最初の2年間の住所は郊外だったとはいえ市内からほんの少し出ただけで、結果4年間のほとんどをパリで過ごし、やっぱりここが自分にとって世界で一番美しい街だということを確信した。もちろん、世界中の街を知っているわけではないし、他にも好きな街はたくさんあるけれど、パリ以上に自分の感覚にぴたりとはまる場所はないと言い切れる。実際に住んでみれば、特に日本でのイメージのようにロマンチックな点ばかりではないし、受け入れられない部分も多々ある。帰国した今、やっぱり便利さや快適さでは日本にかなう場所はないと実感しているのも事実。

だけど、どこに行こうが不満がまったくないなんてことはあり得ないし、何を重視するかは人それぞれ。日本に生まれたからといって、日本で暮らし、日本人にとっての「一般的」な生き方をしなければいけないことはない。大切なのは、自分が満足できるかどうか。だから私は縛られない道を選んで自由にどこへでも行くし、自分の街だと思えるような場所を見つけ、そこで人生の一時期を過ごせたことは幸せだ。
 

罫線

 
さて、4年とちょっと前、出発と同時に始めたこのブログもこれでいったんおしまい。パリやフランスについてよっぽど書きたいことがあったり、万が一またパリに行くことになったりすれば気まぐれで更新するかもしれないけれど、しばらくはそんなこともないだろうから、無期限休止ということにしておこうかな。いくつか書き残したネタはあるのだけど、とりあえずこうやってきれいに(?)、そしてなんとか今年中に終わることができてほっとしている。何より、読んでくださったみなさんに感謝。

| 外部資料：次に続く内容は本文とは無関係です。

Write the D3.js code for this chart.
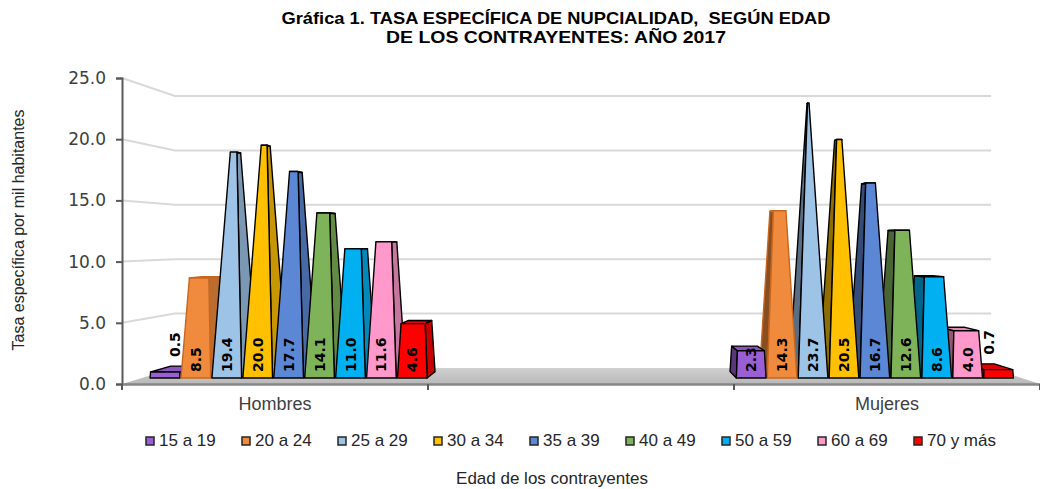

パリで暮らすという一番の夢をかなえてしまった今、これからの生き方を見つけるのはなかなか大変だけど、1年後の未来が想像できないって悪くない。冒険はまだまだ続く。

 
地球儀とスニーカー
 

4年間のパリ生活中に撮った写真をまとめました。1枚1枚じっくり見るならスマホ、画面いっぱいにパリの雰囲気を味わうならPCでどうぞ。ページトップのABOUTからもアクセスできます。
https://paris-tokorodokoro.tumblr.com

なお、重いので表示に時間がかかる場合があります。最後の1枚(最初の投稿)はこれです。

パレ・ロワイヤル

2件のコメント

  1. 初めまして、こんばんは。
    3年ほど前に会社員だった私はこちらのブログを見つけ、時々覗いては更新を楽しみにしておりました。
    いつしか会社を辞め、実は1年前、私もパリに住むようになり。。今はもう帰国していますが、本当にいい経験となりました。

    1人でパリに住んで、語学の壁に当たった時、困った時、さみしい時、あなたの(ごめんなさいなんとお呼びしたらいいか分からなくて)過去の投稿を読むと、少し前を向けるようになりました。
    あなたの淡々とした分かりやすい文章が、とても好きです。

    これが最後の投稿なんですね。寂しいです。
    でも冒険はまだ続きますもんね。

    私の人生の一部に寄り添ってくださりありがとうございました。
    またあなたの文章に出会えることを楽しみにしています。

    1. こんばんは。
      なんだかとっても心のこもった温かいメッセージで、一文一文がじんわりと胸に沁み込んでくるようでした。
      思いつくまま好きなことを好きなように書いていたので、少しでも誰かの心に届いていたなら、それは私としても本当にうれしいことです。
      こちらこそ、人生のほんの一部にでも私を加えていただき、ありがとうございます。
      パリではどのような経験をなさったのでしょうか。
      生きていくのは大変ですが、お互い、まだまだ冒険を楽しみましょうね。